Charts and diagrams as code:

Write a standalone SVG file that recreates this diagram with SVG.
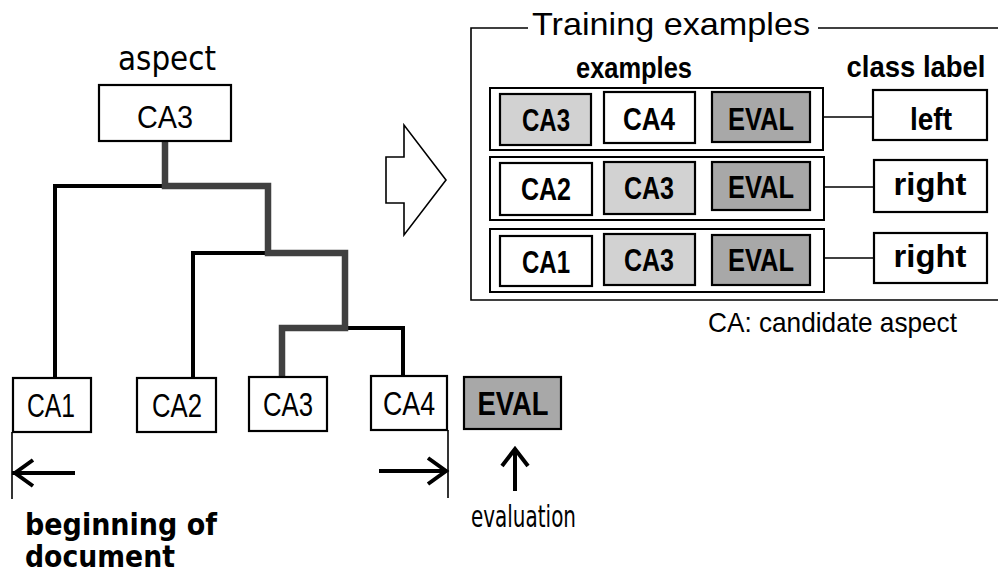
<svg xmlns="http://www.w3.org/2000/svg" width="998" height="573" viewBox="0 0 998 573">
  <style>
    .box { fill: #fff; stroke: #000; stroke-width: 2.2; }
    .lite { fill: #d2d2d2; stroke: #000; stroke-width: 2.2; }
    .dark { fill: #a8a8a8; stroke: #000; stroke-width: 2.2; }
    .row { fill: none; stroke: #000; stroke-width: 2; }
    .thin { fill: none; stroke: #000; stroke-width: 4; stroke-linecap: square; }
    .path { fill: none; stroke: #404040; stroke-width: 6.5; stroke-linejoin: miter; }
    .hair { fill: none; stroke: #000; stroke-width: 1.6; }
    .arr { fill: none; stroke: #000; stroke-width: 4; }
    .reg { font-family: "Liberation Sans", Arial, sans-serif; fill: #000; text-anchor: middle; }
    .bld { font-family: "Liberation Sans", Arial, sans-serif; font-weight: bold; fill: #000; text-anchor: middle; }
    .hum { font-family: "DejaVu Sans", Verdana, sans-serif; fill: #000; }
  </style>

  <!-- tree connectors -->
  <g id="connectors">
    <path class="thin" d="M55,375 V186 H165"/>
    <path class="thin" d="M193,377 V253 H268"/>
    <path class="thin" d="M403,376 V328 H345"/>
    <path class="path" d="M165,141 V186 H268 V253 H345 V328 H282 V376"/>
    <!-- row to class label links -->
    <path class="hair" d="M823,117 H873"/>
    <path class="hair" d="M824,187 H874"/>
    <path class="hair" d="M824,258 H874"/>
  </g>

  <!-- aspect node -->
  <g id="aspect">
    <text class="hum" x="167" y="70" font-size="34" text-anchor="middle" textLength="98" lengthAdjust="spacingAndGlyphs">aspect</text>
    <rect class="box" x="99" y="85" width="132" height="56"/>
    <text class="reg" x="165" y="128" font-size="31" textLength="56" lengthAdjust="spacingAndGlyphs">CA3</text>
  </g>

  <!-- candidate aspects along the document -->
  <g id="ca1">
    <rect class="box" x="13" y="378" width="78" height="54"/>
    <text class="reg" x="51" y="417" font-size="34" textLength="48" lengthAdjust="spacingAndGlyphs">CA1</text>
  </g>
  <g id="ca2">
    <rect class="box" x="137" y="378" width="79" height="54"/>
    <text class="reg" x="177" y="417" font-size="34" textLength="50" lengthAdjust="spacingAndGlyphs">CA2</text>
  </g>
  <g id="ca3">
    <rect class="box" x="249" y="377" width="78" height="54"/>
    <text class="reg" x="288" y="416" font-size="34" textLength="50" lengthAdjust="spacingAndGlyphs">CA3</text>
  </g>
  <g id="ca4">
    <rect class="box" x="371" y="376" width="76" height="54"/>
    <text class="reg" x="409" y="415" font-size="34" textLength="52" lengthAdjust="spacingAndGlyphs">CA4</text>
  </g>
  <g id="eval">
    <rect class="dark" x="464" y="377" width="97" height="52" stroke-width="3"/>
    <text class="bld" x="513" y="415" font-size="33" textLength="71" lengthAdjust="spacingAndGlyphs">EVAL</text>
  </g>

  <!-- document boundaries -->
  <g id="begin">
    <path class="hair" d="M12,432 V499"/>
    <path class="arr" d="M12,473 H75 M33,460 L15,473 L33,486"/>
    <text class="hum" x="25" y="535" font-size="30" font-weight="bold" textLength="192" lengthAdjust="spacingAndGlyphs">beginning of</text>
    <text class="hum" x="25" y="567" font-size="30" font-weight="bold" textLength="150" lengthAdjust="spacingAndGlyphs">document</text>
  </g>
  <g id="end">
    <path class="hair" d="M448,430 V498"/>
    <path class="arr" d="M379,471 H445 M428,458 L446,471 L428,484"/>
  </g>
  <g id="evaluation">
    <path class="arr" d="M515,491 V449 M502,466 L515,449 L528,466"/>
    <text class="hum" x="471" y="527" font-size="31" textLength="105" lengthAdjust="spacingAndGlyphs">evaluation</text>
  </g>

  <!-- block arrow -->
  <g id="transform-arrow">
    <polygon points="386,157 404,157 404,125 446,180 404,235 404,203 386,203" fill="#fff" stroke="#000" stroke-width="1.6" stroke-linejoin="miter"/>
  </g>

  <!-- training examples panel -->
  <g id="training">
    <path class="hair" d="M528,28 H471 V300 H998"/>
    <path class="hair" d="M818,28 H998"/>
    <text x="532" y="35" font-family="Liberation Sans, Arial, sans-serif" font-size="32" textLength="278" lengthAdjust="spacingAndGlyphs">Training examples</text>
    <text class="bld" x="634" y="78" font-size="30" textLength="116" lengthAdjust="spacingAndGlyphs">examples</text>
    <text class="bld" x="916" y="77" font-size="30" textLength="139" lengthAdjust="spacingAndGlyphs">class label</text>
  </g>

  <g id="row1">
    <rect class="row" x="490" y="88" width="333" height="62"/>
    <rect class="lite" x="500" y="94" width="91" height="51"/>
    <text class="bld" x="546" y="131" font-size="31" textLength="48" lengthAdjust="spacingAndGlyphs">CA3</text>
    <rect class="box" x="604" y="92" width="91" height="51"/>
    <text class="bld" x="649" y="130" font-size="31" textLength="52" lengthAdjust="spacingAndGlyphs">CA4</text>
    <rect class="dark" x="712" y="92" width="98" height="50"/>
    <text class="bld" x="761" y="130" font-size="31" textLength="66" lengthAdjust="spacingAndGlyphs">EVAL</text>
  </g>
  <g id="label1">
    <rect class="box" x="873" y="90" width="114" height="50"/>
    <text class="bld" x="931" y="130" font-size="31" textLength="42" lengthAdjust="spacingAndGlyphs">left</text>
  </g>

  <g id="row2">
    <rect class="row" x="490" y="157" width="334" height="63"/>
    <rect class="box" x="500" y="163" width="92" height="52"/>
    <text class="bld" x="546" y="200" font-size="31" textLength="50" lengthAdjust="spacingAndGlyphs">CA2</text>
    <rect class="lite" x="604" y="162" width="91" height="52"/>
    <text class="bld" x="649" y="199" font-size="31" textLength="50" lengthAdjust="spacingAndGlyphs">CA3</text>
    <rect class="dark" x="712" y="162" width="98" height="48"/>
    <text class="bld" x="761" y="198" font-size="31" textLength="66" lengthAdjust="spacingAndGlyphs">EVAL</text>
  </g>
  <g id="label2">
    <rect class="box" x="874" y="160" width="113" height="52"/>
    <text class="bld" x="930" y="195" font-size="31" textLength="73" lengthAdjust="spacingAndGlyphs">right</text>
  </g>

  <g id="row3">
    <rect class="row" x="490" y="229" width="334" height="63"/>
    <rect class="box" x="500" y="236" width="92" height="50"/>
    <text class="bld" x="546" y="273" font-size="31" textLength="48" lengthAdjust="spacingAndGlyphs">CA1</text>
    <rect class="lite" x="604" y="234" width="91" height="51"/>
    <text class="bld" x="649" y="271" font-size="31" textLength="50" lengthAdjust="spacingAndGlyphs">CA3</text>
    <rect class="dark" x="712" y="235" width="98" height="50"/>
    <text class="bld" x="761" y="271" font-size="31" textLength="66" lengthAdjust="spacingAndGlyphs">EVAL</text>
  </g>
  <g id="label3">
    <rect class="box" x="874" y="233" width="113" height="50"/>
    <text class="bld" x="930" y="267" font-size="31" textLength="73" lengthAdjust="spacingAndGlyphs">right</text>
  </g>

  <g id="legend">
    <text x="708" y="332" font-family="Liberation Sans, Arial, sans-serif" font-size="28" textLength="249" lengthAdjust="spacingAndGlyphs">CA: candidate aspect</text>
  </g>
</svg>
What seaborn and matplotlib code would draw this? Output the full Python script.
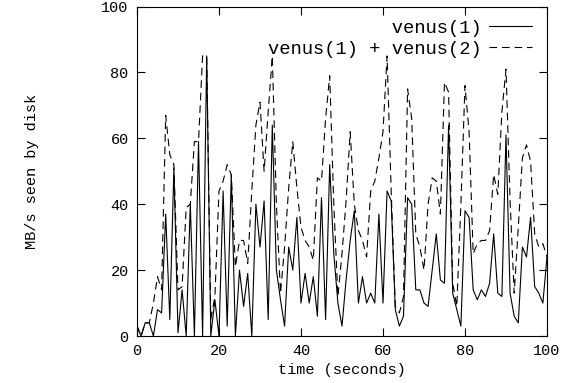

● What is being asked: Output the full set of records above without changing a word, and drop the images.

● Exercise result:
Write a standalone SVG file that recreates this diagram with SVG.
<svg xmlns="http://www.w3.org/2000/svg" width="998" height="573" viewBox="0 0 998 573">
  <style>
    .box { fill: #fff; stroke: #000; stroke-width: 2.2; }
    .lite { fill: #d2d2d2; stroke: #000; stroke-width: 2.2; }
    .dark { fill: #a8a8a8; stroke: #000; stroke-width: 2.2; }
    .row { fill: none; stroke: #000; stroke-width: 2; }
    .thin { fill: none; stroke: #000; stroke-width: 4; stroke-linecap: square; }
    .path { fill: none; stroke: #404040; stroke-width: 6.5; stroke-linejoin: miter; }
    .hair { fill: none; stroke: #000; stroke-width: 1.6; }
    .arr { fill: none; stroke: #000; stroke-width: 4; }
    .reg { font-family: "Liberation Sans", Arial, sans-serif; fill: #000; text-anchor: middle; }
    .bld { font-family: "Liberation Sans", Arial, sans-serif; font-weight: bold; fill: #000; text-anchor: middle; }
    .hum { font-family: "DejaVu Sans", Verdana, sans-serif; fill: #000; }
  </style>

  <!-- tree connectors -->
  <g id="connectors">
    <path class="thin" d="M55,375 V186 H165"/>
    <path class="thin" d="M193,377 V253 H268"/>
    <path class="thin" d="M403,376 V328 H345"/>
    <path class="path" d="M165,141 V186 H268 V253 H345 V328 H282 V376"/>
    <!-- row to class label links -->
    <path class="hair" d="M823,117 H873"/>
    <path class="hair" d="M824,187 H874"/>
    <path class="hair" d="M824,258 H874"/>
  </g>

  <!-- aspect node -->
  <g id="aspect">
    <text class="hum" x="167" y="70" font-size="34" text-anchor="middle" textLength="98" lengthAdjust="spacingAndGlyphs">aspect</text>
    <rect class="box" x="99" y="85" width="132" height="56"/>
    <text class="reg" x="165" y="128" font-size="31" textLength="56" lengthAdjust="spacingAndGlyphs">CA3</text>
  </g>

  <!-- candidate aspects along the document -->
  <g id="ca1">
    <rect class="box" x="13" y="378" width="78" height="54"/>
    <text class="reg" x="51" y="417" font-size="34" textLength="48" lengthAdjust="spacingAndGlyphs">CA1</text>
  </g>
  <g id="ca2">
    <rect class="box" x="137" y="378" width="79" height="54"/>
    <text class="reg" x="177" y="417" font-size="34" textLength="50" lengthAdjust="spacingAndGlyphs">CA2</text>
  </g>
  <g id="ca3">
    <rect class="box" x="249" y="377" width="78" height="54"/>
    <text class="reg" x="288" y="416" font-size="34" textLength="50" lengthAdjust="spacingAndGlyphs">CA3</text>
  </g>
  <g id="ca4">
    <rect class="box" x="371" y="376" width="76" height="54"/>
    <text class="reg" x="409" y="415" font-size="34" textLength="52" lengthAdjust="spacingAndGlyphs">CA4</text>
  </g>
  <g id="eval">
    <rect class="dark" x="464" y="377" width="97" height="52" stroke-width="3"/>
    <text class="bld" x="513" y="415" font-size="33" textLength="71" lengthAdjust="spacingAndGlyphs">EVAL</text>
  </g>

  <!-- document boundaries -->
  <g id="begin">
    <path class="hair" d="M12,432 V499"/>
    <path class="arr" d="M12,473 H75 M33,460 L15,473 L33,486"/>
    <text class="hum" x="25" y="535" font-size="30" font-weight="bold" textLength="192" lengthAdjust="spacingAndGlyphs">beginning of</text>
    <text class="hum" x="25" y="567" font-size="30" font-weight="bold" textLength="150" lengthAdjust="spacingAndGlyphs">document</text>
  </g>
  <g id="end">
    <path class="hair" d="M448,430 V498"/>
    <path class="arr" d="M379,471 H445 M428,458 L446,471 L428,484"/>
  </g>
  <g id="evaluation">
    <path class="arr" d="M515,491 V449 M502,466 L515,449 L528,466"/>
    <text class="hum" x="471" y="527" font-size="31" textLength="105" lengthAdjust="spacingAndGlyphs">evaluation</text>
  </g>

  <!-- block arrow -->
  <g id="transform-arrow">
    <polygon points="386,157 404,157 404,125 446,180 404,235 404,203 386,203" fill="#fff" stroke="#000" stroke-width="1.6" stroke-linejoin="miter"/>
  </g>

  <!-- training examples panel -->
  <g id="training">
    <path class="hair" d="M528,28 H471 V300 H998"/>
    <path class="hair" d="M818,28 H998"/>
    <text x="532" y="35" font-family="Liberation Sans, Arial, sans-serif" font-size="32" textLength="278" lengthAdjust="spacingAndGlyphs">Training examples</text>
    <text class="bld" x="634" y="78" font-size="30" textLength="116" lengthAdjust="spacingAndGlyphs">examples</text>
    <text class="bld" x="916" y="77" font-size="30" textLength="139" lengthAdjust="spacingAndGlyphs">class label</text>
  </g>

  <g id="row1">
    <rect class="row" x="490" y="88" width="333" height="62"/>
    <rect class="lite" x="500" y="94" width="91" height="51"/>
    <text class="bld" x="546" y="131" font-size="31" textLength="48" lengthAdjust="spacingAndGlyphs">CA3</text>
    <rect class="box" x="604" y="92" width="91" height="51"/>
    <text class="bld" x="649" y="130" font-size="31" textLength="52" lengthAdjust="spacingAndGlyphs">CA4</text>
    <rect class="dark" x="712" y="92" width="98" height="50"/>
    <text class="bld" x="761" y="130" font-size="31" textLength="66" lengthAdjust="spacingAndGlyphs">EVAL</text>
  </g>
  <g id="label1">
    <rect class="box" x="873" y="90" width="114" height="50"/>
    <text class="bld" x="931" y="130" font-size="31" textLength="42" lengthAdjust="spacingAndGlyphs">left</text>
  </g>

  <g id="row2">
    <rect class="row" x="490" y="157" width="334" height="63"/>
    <rect class="box" x="500" y="163" width="92" height="52"/>
    <text class="bld" x="546" y="200" font-size="31" textLength="50" lengthAdjust="spacingAndGlyphs">CA2</text>
    <rect class="lite" x="604" y="162" width="91" height="52"/>
    <text class="bld" x="649" y="199" font-size="31" textLength="50" lengthAdjust="spacingAndGlyphs">CA3</text>
    <rect class="dark" x="712" y="162" width="98" height="48"/>
    <text class="bld" x="761" y="198" font-size="31" textLength="66" lengthAdjust="spacingAndGlyphs">EVAL</text>
  </g>
  <g id="label2">
    <rect class="box" x="874" y="160" width="113" height="52"/>
    <text class="bld" x="930" y="195" font-size="31" textLength="73" lengthAdjust="spacingAndGlyphs">right</text>
  </g>

  <g id="row3">
    <rect class="row" x="490" y="229" width="334" height="63"/>
    <rect class="box" x="500" y="236" width="92" height="50"/>
    <text class="bld" x="546" y="273" font-size="31" textLength="48" lengthAdjust="spacingAndGlyphs">CA1</text>
    <rect class="lite" x="604" y="234" width="91" height="51"/>
    <text class="bld" x="649" y="271" font-size="31" textLength="50" lengthAdjust="spacingAndGlyphs">CA3</text>
    <rect class="dark" x="712" y="235" width="98" height="50"/>
    <text class="bld" x="761" y="271" font-size="31" textLength="66" lengthAdjust="spacingAndGlyphs">EVAL</text>
  </g>
  <g id="label3">
    <rect class="box" x="874" y="233" width="113" height="50"/>
    <text class="bld" x="930" y="267" font-size="31" textLength="73" lengthAdjust="spacingAndGlyphs">right</text>
  </g>

  <g id="legend">
    <text x="708" y="332" font-family="Liberation Sans, Arial, sans-serif" font-size="28" textLength="249" lengthAdjust="spacingAndGlyphs">CA: candidate aspect</text>
  </g>
</svg>
What seaborn and matplotlib code would draw this? Output the full Python script.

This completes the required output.